Recently, a retail VP of Ops told me off the record that, “…Until we get our store ordering right,no meaningful reductions in inventory or OOS are real or sustainable." Powerful stuff, no doubt, and yet, it seems to fly in the face of conventional wisdom -- that forecast accuracy is key.
While there is little doubt that you cannot get to good store ordering without accurate forecasts, it is alos true that the forecast is only part of the story when it comes to getting to the order. Simply put, you cannot have a good order without a good forecast, but you can get a bad order even with the great forecast on earth.
Why? Because forecasts are good for estimating the total sales for a product for a given time period, but they are not even designed to resolve that forecast into a good store order.
Forecasts are just what they are -- forecasts. They estimate total sales for a product for a given period of time.

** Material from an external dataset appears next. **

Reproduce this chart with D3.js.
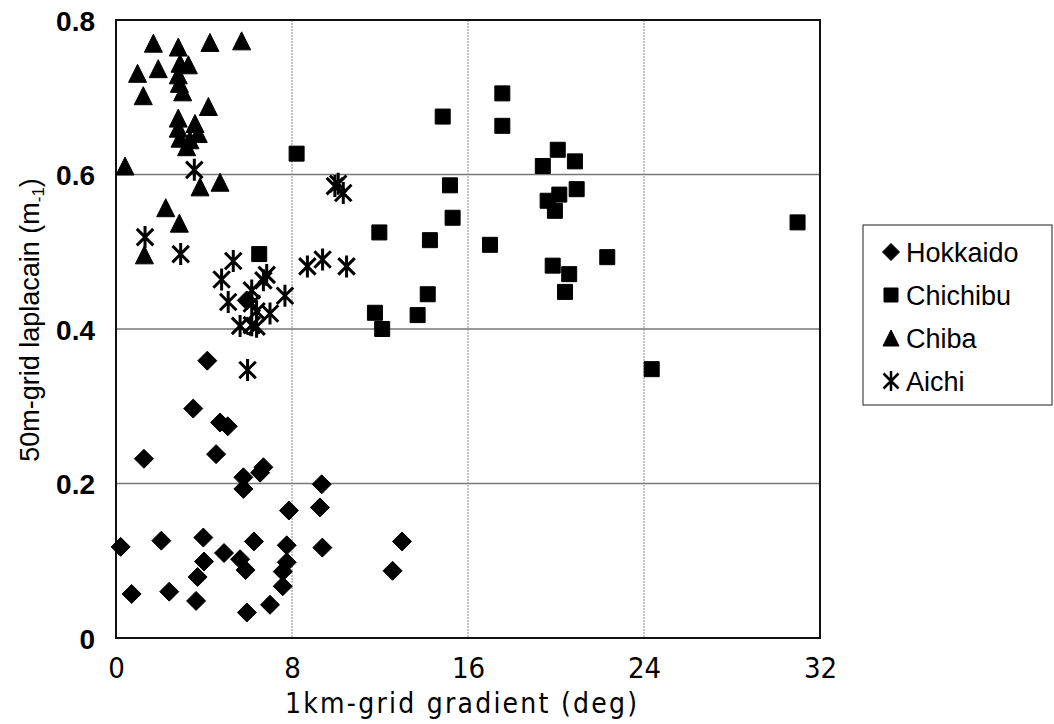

But orders, well they are a bit more complex. Orders begin with the forecast, but then work forward to derive an order. A good ordering system has to know the foreacst, but it also has to know:
- what is already on order
- what is already in the stores
- what is already being shipped
And, almost every Demand Forecasting system out there fails to go beyond the forecast to derive the order. Consequently, orders are typically out of line with consumer demand, placing too much product in the stores.
Then, there is automation. With more than 20,000 SKUs in your average grocery store, retailers can no longer rely on manual order writers to accurately gauge consumer demand and resolve that into individual orders -- There simply are not enough hours in the day for that.
Instead, they must rely on automation in order to keep up. Yet, the highest levels of automtion achieved by nearly every Demand Forecasting system is only around 50%, meaning that more than 10,000 skus have to be manually ordered in every store by manual order writers. This is unsustainable.